2026-06-05
Construction
Why Execution Quietly Outperforms Size in Commercial Construction
THE FIRMS WINNING THE MOST COMPLEX PROJECTS AREN'T ALWAYS THE BIGGEST — THEY'RE THE ONES WHO'VE MASTERED THE DISCIPLINE OF DELIVERY.
4 min read
In commercial construction, size tends to get the spotlight.
Large firms. Large portfolios. Large equipment fleets. Large branding presence.
It creates an easy assumption in the market: bigger means better.
But on the ground, where projects are actually built, coordinated, and delivered, that assumption does not always hold.
Execution is what quietly determines whether a project succeeds or struggles. Not size. Not visibility. Not reputation alone.
The pattern most clients don't see until it's too late
Most project challenges don't begin as major failures.
They begin as small misalignments:
Unclear scope interpretation between stakeholders
Communication gaps between office and site
Design adjustments that arrive too late
Coordination delays between trades
Individually, none of these look serious. But in construction, small inefficiencies rarely stay small. They accumulate, and over time, they become the reason projects run over budget, fall behind schedule, or require costly rework.
The window to catch them is early. And that window closes fast.

When scale becomes distance
There is a point where scale introduces strength, and also friction.
Larger organizations operate through multiple layers of coordination. That structure is necessary for large-scale delivery. But it also introduces distance: between decision and execution, between planning and site reality, between intent and implementation.
In that distance, details soften. Not because teams lack skill, but because systems naturally become more distributed. The further a decision travels from the site, the more context it loses along the way.
What execution actually looks like in practice
Execution is often misunderstood as simply doing the work.
In reality, it is discipline under pressure.
On a recent commercial project, a design change arrived mid-construction. Not unusual in the industry. The difference was in how it was handled. Because the site lead, project manager, and trades were operating within a clear communication structure, the change was assessed, costed, and integrated within 48 hours. No schedule impact. No ownership dispute. No rework.
That outcome was not luck. It was a designed sequence working as intended.
Structured execution means:
Clarity before any action is taken
Consistency applied across every stage
Attention to detail when timelines tighten
Communication that stays aligned from start to final handover
The advantage of staying close to the work
Smaller, focused teams often operate differently. Not by doing less, but by staying closer to the process.
Closer to decisions. Closer to site conditions. Closer to the details that actually define outcomes.
That proximity changes how issues are handled. It reduces delay. It increases accountability. And it keeps execution tight, even when projects become complex.

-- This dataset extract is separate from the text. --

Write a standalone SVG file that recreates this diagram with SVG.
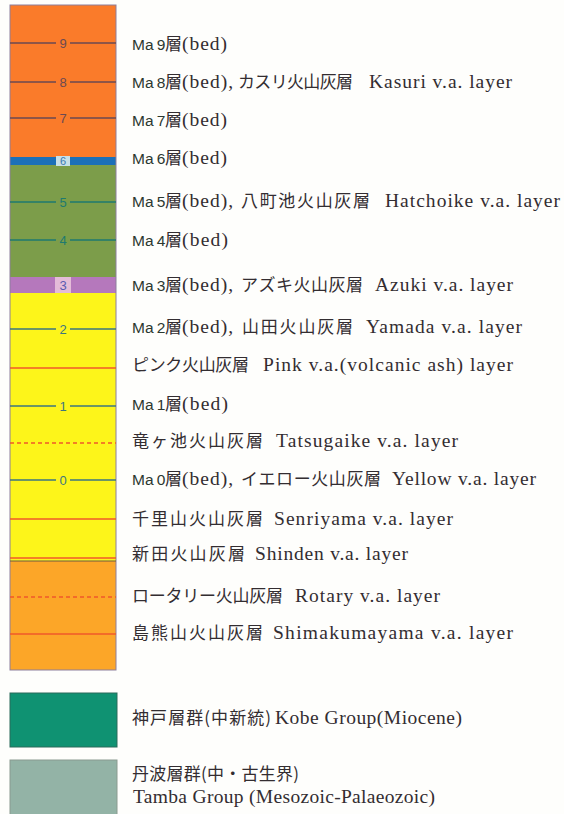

It is not about being small. It is about being structured enough that nothing slips through the gap between planning and reality.

Clients Remember the Stress, Not the Excuse
Here is what actually stays with a client after a project closes.
Not the final finishes. Not the handover package.
The stress.
The unanswered calls during a critical week. The schedule that kept shifting without explanation. The surprise that arrived too late to absorb without cost. The feeling of having to chase updates that should have come automatically.
These are not dramatic failures. They are friction points. And friction accumulates the same way cost overruns do: slowly, then all at once.
Clients who experience that friction do not come back. And they tell others.
The firms winning repeat work right now are not necessarily the largest. They are the ones whose clients never felt that stress in the first place.
What structured operators do differently
The firms pulling ahead in Ontario's commercial construction market share a common characteristic.
They are not reacting to problems. They are operating within systems that prevent them.
That means pre-construction planning that accounts for risk before mobilization. Communication protocols that keep every stakeholder informed without anyone having to ask. Site leadership that has the authority and the structure to make decisions without waiting for approval chains that slow everything down.
It is not a complicated formula. It is consistency applied with discipline, every day, across every stage of a project.
That is what clients are starting to pay closer attention to. And that is what separates a firm that delivers from one that explains why it did not.
Closing thought
In commercial construction, size can open doors.
But execution keeps them open.
In the long run, it is not the largest firms that define a project's success.
It is the ones that deliver it correctly, every time.